Once we click Done, we have a report showing the average sale price for each employee.
Finally, we’ll change the Sale Date aggregation type to “Latest Date”. Our finished report looks like this on the Edit Tab.
And like this on the View tab.
Column filters when hiding individual records
Once you’re hiding individual records and your report is showing aggregated data, you can start adding filters to your columns. In this example we’re going to choose “Set Data Source” for a Sale Price column.
We’ll leave the aggregation type as sum and click the “Add” button in the filters panel.
Next, we’ll create a filter to only include data from records where the sales country is Canada or Australia.
This is what our new column filter looks like.
When we click Done, we now have a column showing the sum of all sales in Australia and Canada for each employee.
Repeating columns for scorecards
You can create repeating columns for Scorecards, Initiatives, and Datasets reports, but they’re a little bit different for every report type.
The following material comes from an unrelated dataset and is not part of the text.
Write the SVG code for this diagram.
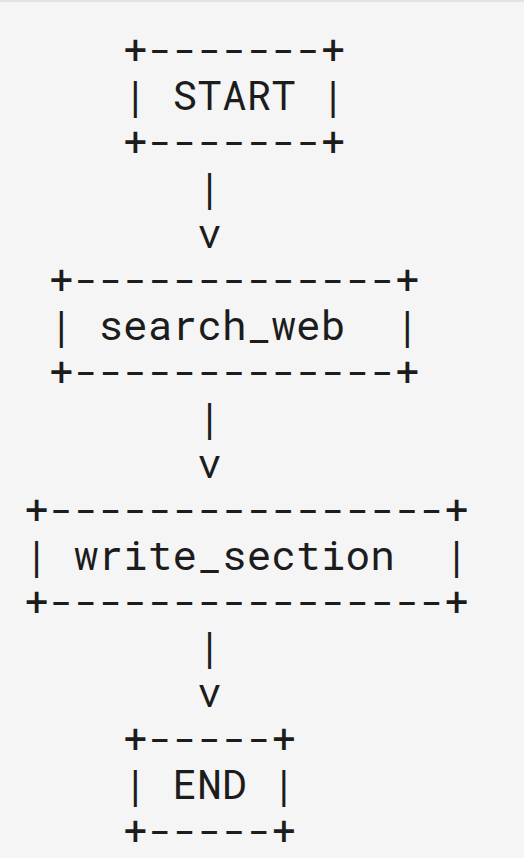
<svg xmlns="http://www.w3.org/2000/svg" width="524" height="858" viewBox="0 0 524 858">
<style>
text{font-family:"Roboto Mono","DejaVu Sans Mono","Liberation Mono",monospace;font-size:41px;fill:#1c1c1c;white-space:pre}
</style>
<rect x="0" y="0" width="524" height="858" fill="#f5f5f5"/>
<rect x="0" y="0" width="524" height="2" fill="#e3e3e3"/>
<g id="node-start">
<text x="123.1" y="64" textLength="222.3" lengthAdjust="spacing" xml:space="preserve">+-------+</text>
<text x="123.1" y="110" textLength="222.3" lengthAdjust="spacing" xml:space="preserve">| START |</text>
<text x="123.1" y="156" textLength="222.3" lengthAdjust="spacing" xml:space="preserve">+-------+</text>
</g>
<g id="node-search_web">
<text x="49" y="293.8" textLength="370.5" lengthAdjust="spacing" xml:space="preserve">+-------------+</text>
<text x="49" y="339.8" textLength="370.5" lengthAdjust="spacing" xml:space="preserve">| search_web  |</text>
<text x="49" y="385.7" textLength="370.5" lengthAdjust="spacing" xml:space="preserve">+-------------+</text>
</g>
<g id="node-write_section">
<text x="24.3" y="523.6" textLength="444.6" lengthAdjust="spacing" xml:space="preserve">+----------------+</text>
<text x="24.3" y="569.5" textLength="444.6" lengthAdjust="spacing" xml:space="preserve">| write_section  |</text>
<text x="24.3" y="615.5" textLength="444.6" lengthAdjust="spacing" xml:space="preserve">+----------------+</text>
</g>
<g id="node-end">
<text x="123.1" y="753.3" textLength="172.9" lengthAdjust="spacing" xml:space="preserve">+-----+</text>
<text x="123.1" y="799.3" textLength="172.9" lengthAdjust="spacing" xml:space="preserve">| END |</text>
<text x="123.1" y="845.2" textLength="172.9" lengthAdjust="spacing" xml:space="preserve">+-----+</text>
</g>
<g id="connectors">
<text x="197.2" y="201.9">|</text>
<text x="197.2" y="247.9">v</text>
<text x="197.2" y="431.7">|</text>
<text x="197.2" y="477.6">v</text>
<text x="197.2" y="661.4">|</text>
<text x="197.2" y="707.4">v</text>
</g>
</svg>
For Scorecards, values that change over time are always inside of a repeating column. Whenever you add a column like KPI Value or Goal, you’ll automatically see that field repeating by calendar period. As you can see in this example, it doesn’t make sense to show a KPI value without knowing what period that KPI value is for.
To edit repeating columns, just click on them. Just like when you select a column, selecting a repeating column header shows a tooltip. We’ll click the Edit button.
This opens the Edit Repeating Columns dialog. We’ll change the calendar to Quarterly, and we’ll choose a range of 4 periods.
When we click Done, we now see the KPI value being repeated for four quarters.
Repeating columns for initiatives
As we mentioned above, repeating columns work a little differently for every report type. Repeating columns for Initiatives are similar to repeating columns for Scorecards because there are values like Money Spent that change over time. Initiatives are different, however, because their repeating columns aren’t required and aren’t added by default. Whenever you have a column for a field that changes over time and it’s not repeating, the report will just show the latest value.
In this example we have a column showing the projected budget variance for every initiative item. The projected budget variance field does change over time, but because this column isn’t inside of a repeating column header, the report just shows the most up-to-date values for the projected budget variance. We do, however, see a “Repeat this column by calendar period” button.
When we click the button, we now have repeating columns showing how the projected budget variance has changed over time.
Repeating columns for datasets
You can only add repeating columns to dataset reports when individual records are turned off. That’s because we need to first aggregate dataset records for each group before we can disaggregate the data into repeating columns. Scorecard and Initiative reports don’t have this restriction because their repeating columns can show values that change over time.
In this example we’re grouping by Sales Employee and are hiding individual records. We now see a “Repeat this column by…” button when you click on any column other than the one you’re grouping by.
We’ll click the “Repeat this column by…” button and then choose to repeat by Country.
We now have a separate Sale Price column for every country.
Multiple blocks of repeating columns
You’re not limited to one range of repeating columns. In this example we’re going to add a new column outside of the first block of repeating columns.
We’ll choose to add another KPI Value column, and now we have two identical blocks of repeating columns.
Finally, we’ll edit each repeating column block to contain a single period, and we’ll drag and drop the blocks next to each other. Now we have a report showing the KPI value for the current month and the KPI value from the month one year ago.
Repeating columns again
Scorecard, Initiative, and Dataset reports can all repeat columns a second time when individual records are turned off. For Scorecard and Initiative reports, repeating again is almost always used when multiple organizations have the same initiative or scorecard items and you want to compare them across organizations. For datasets, repeating again is common with all field types.
To repeat again, click on the repeating column header to select it.
Then click “Repeat again by” and choose a field. Here we’ll repeat by Sales Department.
The result is a report with two levels of repeating columns, first by Sales Department and then by Country.
On the Edit tab there are all 0s for Corporate sales, but when you go to the View tab you can see that in this example employees either sell retail or corporate, never both.
Changing header order
In this example we’re showing KPI Value and Goal columns, repeating for 3 periods. The columns are on the bottom and the calendar periods are on top.
To put the columns on top, just drag and drop them vertically.
Now the report first groups by column, showing the three periods for KPI Value and then the three periods for Goal.
Hiding repeating column headers
Some reports have only one column, for example KPI Value. Other reports have only one repeating value, for example a single calendar period. In these situations, you can choose to hide either the column or the repeating value header.
For example, here we’re showing the KPI Value for three months. The KPI Value isn’t adding a lot to the report in this situation, so we’ve dragged the column header to the top.
We then select the column and turn on “Hide This Header”. On the Edit table the header now has an icon showing that it’s hidden.
On the View tab the column header is no longer visible.
When you’re repeating again, you can even hide two levels of headers. In this example we’re showing data for a single field and for a single calendar period. We’ve chosen to hide all of the headers except the KPI name.
When you add a notes column to your report, there’s a “Set Note Display” option in the menu.
This allows you to choose not only the type of notes to show for your report, but also the information from each note you want to see.
A scorecard item’s weight can change over time, but it often doesn’t. If you add a Weight column to your report, it will show the most recent weight for that item.
If you add a Weight column inside of repeating calendar periods, it will show what the weight was at the end of the period. In the example, the “SEO Project Spend” KPI weight changes in August.